News Type Public Address

In a country that is increasingly polarized, how can we design policies and programs that meet the public’s needs?  

Speakers at the Glenn College Leadership Forum, an annual professional development conference for public service leaders, shared their successes in developing policies and programs that connect people and their elected officials in civil and productive discourse. Here are thoughts and strategies from panelists of a session called “Finding Common Ground: Developing Policies and Programs in a Polarized Society.” 

Todd Bradley

Policy director, Ohio Mayors Alliance, and former associate professor of political science at Indiana University Kokomo 

One of the things we're pushing for is more community engagement, and that should help restore trust in impacted communities, especially Black and Brown communities with the historical relationship with police officers throughout the country. We think that enhanced trust can start with community engagement, de-escalation tactics etc., and then indirectly that will hopefully buttress trust with politicians, mayors and other elected leaders.

David Lapp

Co-founder of Braver Angels, a bipartisan citizen’s movement to bridge America’s partisan divide and strengthen our democratic republic, and director of the organization’s We the People’s Project, a politically and racially diverse group of working-class Americans working together to build a house united in America 

What we've talked about recently is doing something where we put an everyday American and a politician in dialogue with the goal of finding what we can do to build trust between people who don't trust politicians at all and our elected leaders.

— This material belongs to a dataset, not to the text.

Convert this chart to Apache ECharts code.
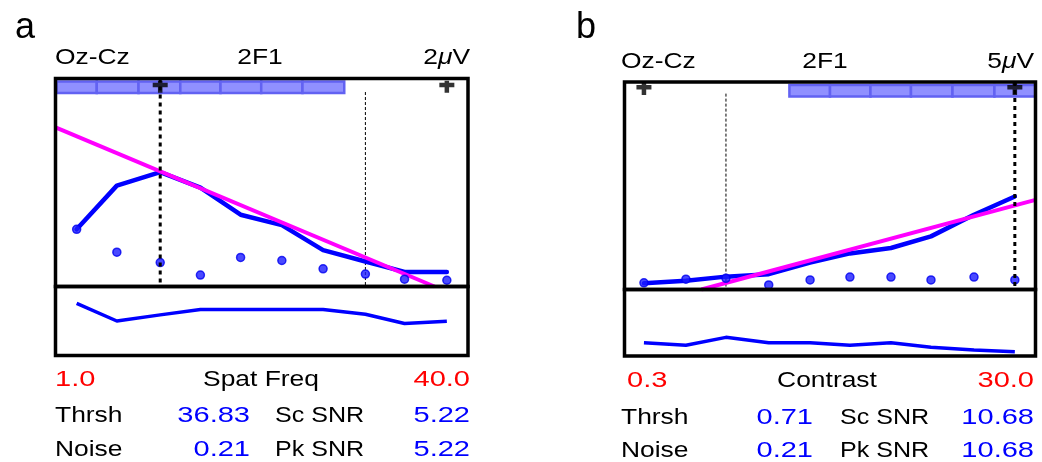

It just seems like that is the cutting edge for the work we can do to build trust. 

Amy Lee

Associate director of Ohio State’s Institute for Democratic Engagement & Accountability (IDEA), which focuses on generating and disseminating knowledge about American political institutions, with a special emphasis on elections; studying and fostering high quality political dialogue and deliberation; and furthering the university’s motto of “education for citizenship” 

I'm really excited about working with younger students and developing the desire and norms in them to participate in fully inclusive public institutions that require active citizenship, rather than just understanding the system as we have it now, which is not conducive to engagement. 

The 2022 Glenn College Leadership Forum is scheduled for Friday, Oct. 28.